The report, "strongly encourages education and policy leaders in Colorado to develop a vision and strategy for moving our state to a place where all students have access to high quality learning options, regardless of where they live or the school they attend."
Click here for the complete report.

01.18.11 Colorado's Online Schools Coping with Rapid Growth

As more Colorado students enroll in online and charter schools, districts are coping with the positive--and the challenges--of rapid growth.
Colorado’s total online enrollment grew 14 percent in 2010 year to 15,429 students, according to the Colorado Department of Education. Overall statewide enrollment grew 1.3 percent.
The impact of online student growth can be seen in Julesburg, which is known as the “Gateway to Colorado” and is located in the northeast corner of the state and has a population of about 1,500.
Julesburg had the highest enrollment growth of any Colorado district in the fall of 2010, with a surge of 45 percent. The breakdown:  260 students attend classes on site in district buildings and 1,527--slightly more than the population of the town--take classes through the online Insight School of Colorado.
In a state where student counts determine state funding, enrollment, most of the state money coming to Julesburg,  $10 million of the total $12 million, comes from online students.
After passing a percentage to Insight and covering expenses, the Julesburge superintendent Shawn Ehnes told EdNews Colorado the arrangement nets Julesburg about $500,000 annually for extras such as hiring a second music teacher. What's more, he said, Julesburg students can select from Insight’s wide array of elective offerings.
“When we decided to go online, it was with the realization that small rural communities are dying and slowly losing kids and jobs and people,” Ehnes said. “We wanted to begin the process of identifying alternative, outside-the-box ways of generating revenue and maintaining curriculum resources here.”
However, there is a cost.

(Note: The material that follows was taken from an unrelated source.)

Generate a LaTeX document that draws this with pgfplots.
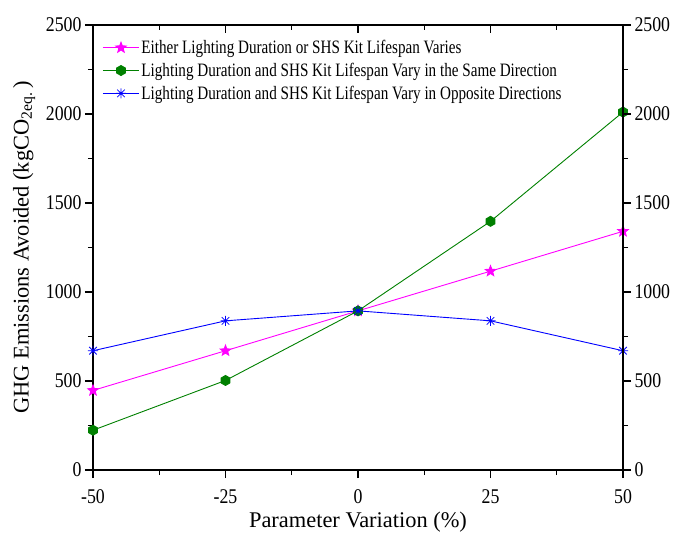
\documentclass[border=0pt]{standalone}
\usepackage{fontspec}
\setmainfont{Liberation Serif}
\newfontfamily\narrowserif[FakeStretch=0.85]{Liberation Serif}
\newfontfamily\legendserif[FakeStretch=0.8]{Liberation Serif}
\usepackage{pgfplots}
\pgfplotsset{compat=1.18}

% filled five-pointed star
\pgfdeclareplotmark{fstar}{%
  \pgfpathmoveto{\pgfpointpolar{90}{\pgfplotmarksize}}%
  \foreach \a in {126,198,270,342,54}{%
    \pgfpathlineto{\pgfpointpolar{\a}{0.42\pgfplotmarksize}}%
    \pgfpathlineto{\pgfpointpolar{\a+36}{\pgfplotmarksize}}}%
  \pgfpathclose
  \pgfusepathqfillstroke}
% filled hexagon
\pgfdeclareplotmark{fhex}{%
  \pgfpathmoveto{\pgfpointpolar{30}{\pgfplotmarksize}}%
  \foreach \a in {90,150,210,270,330}{%
    \pgfpathlineto{\pgfpointpolar{\a}{\pgfplotmarksize}}}%
  \pgfpathclose
  \pgfusepathqfillstroke}
% eight-armed asterisk
\pgfdeclareplotmark{ast8}{%
  \pgfpathmoveto{\pgfqpoint{-\pgfplotmarksize}{0pt}}%
  \pgfpathlineto{\pgfqpoint{\pgfplotmarksize}{0pt}}%
  \pgfpathmoveto{\pgfqpoint{0pt}{-\pgfplotmarksize}}%
  \pgfpathlineto{\pgfqpoint{0pt}{\pgfplotmarksize}}%
  \pgfpathmoveto{\pgfpoint{-0.75\pgfplotmarksize}{-0.75\pgfplotmarksize}}%
  \pgfpathlineto{\pgfpoint{0.75\pgfplotmarksize}{0.75\pgfplotmarksize}}%
  \pgfpathmoveto{\pgfpoint{-0.75\pgfplotmarksize}{0.75\pgfplotmarksize}}%
  \pgfpathlineto{\pgfpoint{0.75\pgfplotmarksize}{-0.75\pgfplotmarksize}}%
  \pgfusepathqstroke}

\definecolor{mag}{RGB}{255,0,255}
\definecolor{grn}{RGB}{0,128,0}
\definecolor{blu}{RGB}{0,0,255}

\pgfplotsset{
  frame/.style={
    scale only axis, width=530bp, height=445bp,
    at={(93bp,65bp)}, anchor=south west,
    xmin=-50, xmax=50, ymin=0, ymax=2500,
    xtick={-50,-25,0,25,50}, ytick={0,500,...,2500},
    minor x tick num=1, minor y tick num=1,
    axis line style={line width=1.6bp},
    major tick length=8bp, minor tick length=5bp,
    every tick/.style={black, line width=1.2bp},
    ticklabel style={font=\narrowserif\fontsize{21}{21}\selectfont},
    xticklabel style={yshift=-8bp},
    /pgf/number format/assume math mode=true,
    /pgf/number format/1000 sep={},
  }
}

\begin{document}
\begin{tikzpicture}
\path[use as bounding box] (0,0) rectangle (676bp,535bp);

\begin{axis}[frame,
  axis x line*=bottom, axis y line*=left, tick align=outside,
  xlabel={Parameter Variation (\%)},
  ylabel={GHG Emissions Avoided (kgCO\textsubscript{2eq.}\,)},
  label style={font=\fontsize{22.5}{22.5}\selectfont},
  xlabel style={at={(axis description cs:0.5,-0.117)}, anchor=center},
  ylabel style={at={(axis description cs:-0.13,0.5)}, anchor=center},
  legend style={at={(0.012,0.975)}, anchor=north west, draw=none, fill=none,
    font=\legendserif\fontsize{19}{22}\selectfont, row sep=4bp},
  legend cell align=left,
  legend image code/.code={\draw[mark repeat=2,mark phase=2]
    plot coordinates {(0bp,0bp) (18bp,0bp) (36bp,0bp)};},
]
\addplot[mag, line width=0.9bp, mark=fstar, mark size=5.5bp]
  coordinates {(-50,447) (-25,670) (0,894) (25,1117) (50,1341)};
\addlegendentry{Either Lighting Duration or SHS Kit Lifespan Varies}
\addplot[grn, line width=0.9bp, mark=fhex, mark size=5bp]
  coordinates {(-50,223.5) (-25,503) (0,894) (25,1397) (50,2011)};
\addlegendentry{Lighting Duration and SHS Kit Lifespan Vary in the Same Direction}
\addplot[blu, line width=0.9bp, mark=ast8, mark size=5bp, mark options={line width=0.8bp}]
  coordinates {(-50,670) (-25,838) (0,894) (25,838) (50,670)};
\addlegendentry{Lighting Duration and SHS Kit Lifespan Vary in Opposite Directions}
\end{axis}

% right-hand axis
\begin{axis}[frame,
  axis y line*=right, axis x line=none, tick align=outside,
  yticklabel pos=right]
\end{axis}

% top axis
\begin{axis}[frame,
  axis x line*=top, axis y line=none, tick align=inside,
  xticklabels={}]
\end{axis}
\end{tikzpicture}
\end{document}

The state’s new rating system gives high marks to Julesburg’s on-site schools but a failing grade to the online program. So the district was placed on “priority improvement” status and must submit an improvement plan for state approval.
“It’s a tale of two cities,” Ehnes said of the on-site and online programs, noting most online students have been unsuccessful in traditional schools. “But we’ve kind of put that in perspective … truly without the curriculum options and the additional revenue, as a brick-and-mortar district, we’d be crippled.”
Another example of the impact of the growth of online classes can be found in Mapleton, the small Adams County district north of Denver, which reported the state’s second-highest growth rate this fall. Enrollment spiked 32 percent after the district added an online school, Connections Academy, and the New America School charter, which serves recent immigrants.
“We try to meet the very diverse needs of the kids in our community,” said Superintendent Charlotte Ciancio. “These two schools serve a population of students that we haven’t previously been able to serve.”
The addition of the online school quadrupled the number of students from other districts enrolling in Mapleton – from 394 last year to 1,648 in fall 2010. Most of the online students were already attending Connections Academy which previously contracted with Denver Public Schools. Connections serves 1,372 students.

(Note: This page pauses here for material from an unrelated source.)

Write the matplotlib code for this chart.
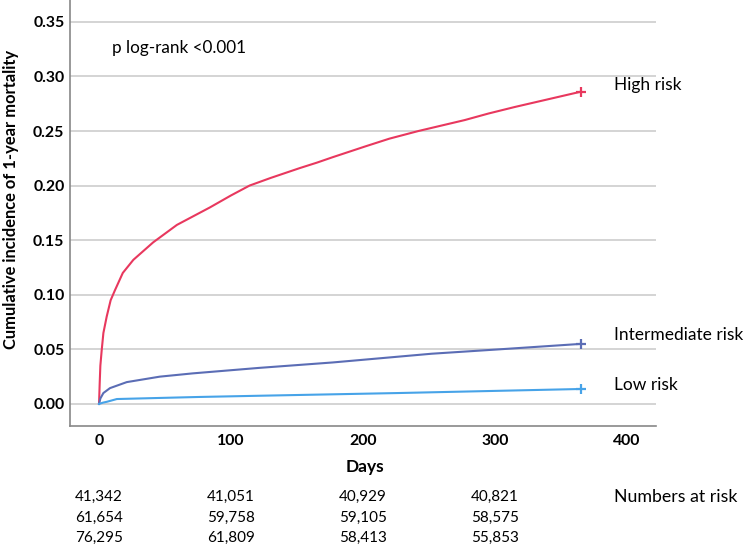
import matplotlib
matplotlib.use("Agg")
import matplotlib.pyplot as plt
import matplotlib.transforms as mtransforms

# ---- data ----
high_days = [0, 0.5, 1, 2, 3.3, 5.8, 8.8, 12, 18, 26, 41, 59, 84, 100, 114, 130, 152, 165, 177,
             202, 220, 242, 277, 295, 315, 340, 365]
high_vals = [0, 0.019, 0.035, 0.049, 0.065, 0.080, 0.095, 0.104, 0.120, 0.132, 0.148, 0.164, 0.180,
             0.191, 0.200, 0.207, 0.216, 0.221, 0.226, 0.236, 0.243, 0.250, 0.260, 0.266, 0.272,
             0.279, 0.286]

inter_days = [0, 1, 3.3, 8.3, 21, 46, 71, 121, 177, 252, 303, 365]
inter_vals = [0, 0.005, 0.010, 0.0145, 0.020, 0.025, 0.028, 0.033, 0.038, 0.046, 0.050, 0.055]

low_days = [0, 3, 6, 13.5, 46, 76, 121, 227, 365]
low_vals = [0, 0.0012, 0.002, 0.0045, 0.0055, 0.0064, 0.0075, 0.010, 0.0137]

series_labels = ["High risk", "Intermediate risk", "Low risk"]
series_colors = ["#E8385E", "#5B6DB5", "#47A3E8"]

x_ticks = [0, 100, 200, 300, 400]
y_ticks = [0.00, 0.05, 0.10, 0.15, 0.20, 0.25, 0.30, 0.35]

risk_days = [0, 100, 200, 300]
risk_row1 = ["41,342", "41,051", "40,929", "40,821"]
risk_row2 = ["61,654", "59,758", "59,105", "58,575"]
risk_row3 = ["76,295", "61,809", "58,413", "55,853"]

plt.rcParams['font.family'] = ['Lato', 'DejaVu Sans']

W, H = 751, 548
fig = plt.figure(figsize=(W / 100, H / 100), dpi=100)
ax = fig.add_axes([70 / W, 1 - 426 / H, (656 - 70) / W, 426 / H])

ax.set_xlim(-22, 422)
ax.set_ylim(-0.0202, 0.370)

for yt in y_ticks:
    ax.axhline(yt, color="#d4d4d4", lw=1.4, zorder=1)

curves = [(high_days, high_vals), (inter_days, inter_vals), (low_days, low_vals)]
label_y = [0.292, 0.063, 0.017]
for (d, v), lab, col, ly in zip(curves, series_labels, series_colors, label_y):
    ax.plot(d, v, color=col, lw=1.5, zorder=3)
    ax.plot([d[-1]], [v[-1]], marker="+", color=col, ms=7.5, mew=1.6, zorder=4)
    ax.text(390, ly, lab, fontsize=12.5, va="center", ha="left", clip_on=False)

ax.text(10, 0.326, "p log-rank <0.001", fontsize=12.3, va="center", ha="left")

ax.set_xticks(x_ticks)
ax.set_yticks(y_ticks)
ax.set_xticklabels([str(t) for t in x_ticks], fontweight="bold", fontsize=11.4)
ax.set_yticklabels([f"{t:.2f}" for t in y_ticks], fontweight="bold", fontsize=11.4)
ax.tick_params(axis="both", length=0)
ax.tick_params(axis="x", pad=6)
ax.tick_params(axis="y", pad=4)

for s in ["top", "right"]:
    ax.spines[s].set_visible(False)
for s in ["left", "bottom"]:
    ax.spines[s].set_color("#888888")
    ax.spines[s].set_linewidth(1.2)

fig.text(365 / W, 1 - 467 / H, "Days", fontweight="bold", fontsize=12.5, ha="center", va="center")

ylab = fig.text(11 / W, 1 - 199 / H, "Cumulative incidence of 1-year mortality", fontweight="bold",
                fontsize=10.5, rotation=90, ha="center", va="center")
fig.canvas.draw()
ext = ylab.get_window_extent(fig.canvas.get_renderer())
ylab.set_fontsize(10.5 * 302 / ext.height)

trans = mtransforms.blended_transform_factory(ax.transData, fig.transFigure)
for row, ypx in zip([risk_row1, risk_row2, risk_row3], [497, 518, 538]):
    for d, txt in zip(risk_days, row):
        ax.text(d, 1 - ypx / H, txt, transform=trans, ha="center", va="center", fontsize=11, clip_on=False)
ax.text(390, 1 - 497 / H, "Numbers at risk", transform=trans, ha="left", va="center", fontsize=12.8, clip_on=False)

fig.savefig("out.png", dpi=100)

11.09.10 Colorado's Online Schools Trail Bricks-and Mortar Schools in Standardized Testing

Colorado's online schools aren't making the grade, if the Colorado Student Assessment Program tests are accurate.
According to the standardized tests given annually to students in grades 3-11, online schools are lagging behind traditional campuses in areas such as  academic achievement, student growth and workforce readiness.
Based on data gathered from a school's performance on the CSAP tests, student growth and other indicators, the Colorado Board of Education has come up with a new accountability system. Every school is assigned one of four plan types: performance, improvement, priority improvement and turnaround.
If a school's score places it in the "priority improvement," or "turnaround," the school is required to present and get approval of an improvement plan and to be closely monitored by the state. Eleven out of 17 multi-district online school fell into one of those two categories. Across the state, only 11 percent were in the "priority improvement" or "turnaround" category.
According to KUNC, the NPR station covering Northern Colorado, state school officials are still reviewing data for one of the state's largest schools, Colorado Virtual Academy, which has not been placed in a performance category. The 11 online schools that received low rankings will submit detailed improvement plans to state Department of Education review in January 2011.

2.1.10 Colorado's online school growth slows
Virtual education classes posted a double-digit increase in the fall of 2009, but this was the slowest growth rate since 2007.
According to Education News Colorado, the number of full-time students attending online programs in Colorado grew to 13,128. That's a 12.5 increase over the previous year.
School officials cited many reasons for the slower growth. Read more about it here.





Colorado has a state-led virtual school. It is called Colorado Online Learning and in the 2009-2010 school years, it had approximately 1, 379course enrollments. This was a decrease from the 2008-2009 school year's 1,7777 course enrollments.

If you combine enrollment in the state-led virtual school, the numerous full-time online schools and the district-level online programs, in 2010, Colorado had more than 15,000 students enrolled in online course.

State funding for distance learners is different from state funding for students attending bricks-and-mortar schools.

While levels of funding can be adjusted, based on a number of factors, for brick-and-mortar districts, funding levels remain at the state minimum for most online students.

Colorado does not have a virtual charter school that offers courses statewide.

In 2012, the Colorado Board of Education voted to  set of standards for a variety of areas virtual school, charter school operations and charter school authorizing.

The new rules mandate that online schools would have to reveal more about their finances. The rules also state that online schools will be subject to the same standards as bricks-and-mortar schools.

In addition, the state will more thoroughly scrutinize new applications for online schools through creation of online charter school board training modules to train charter school boards in best governing practices.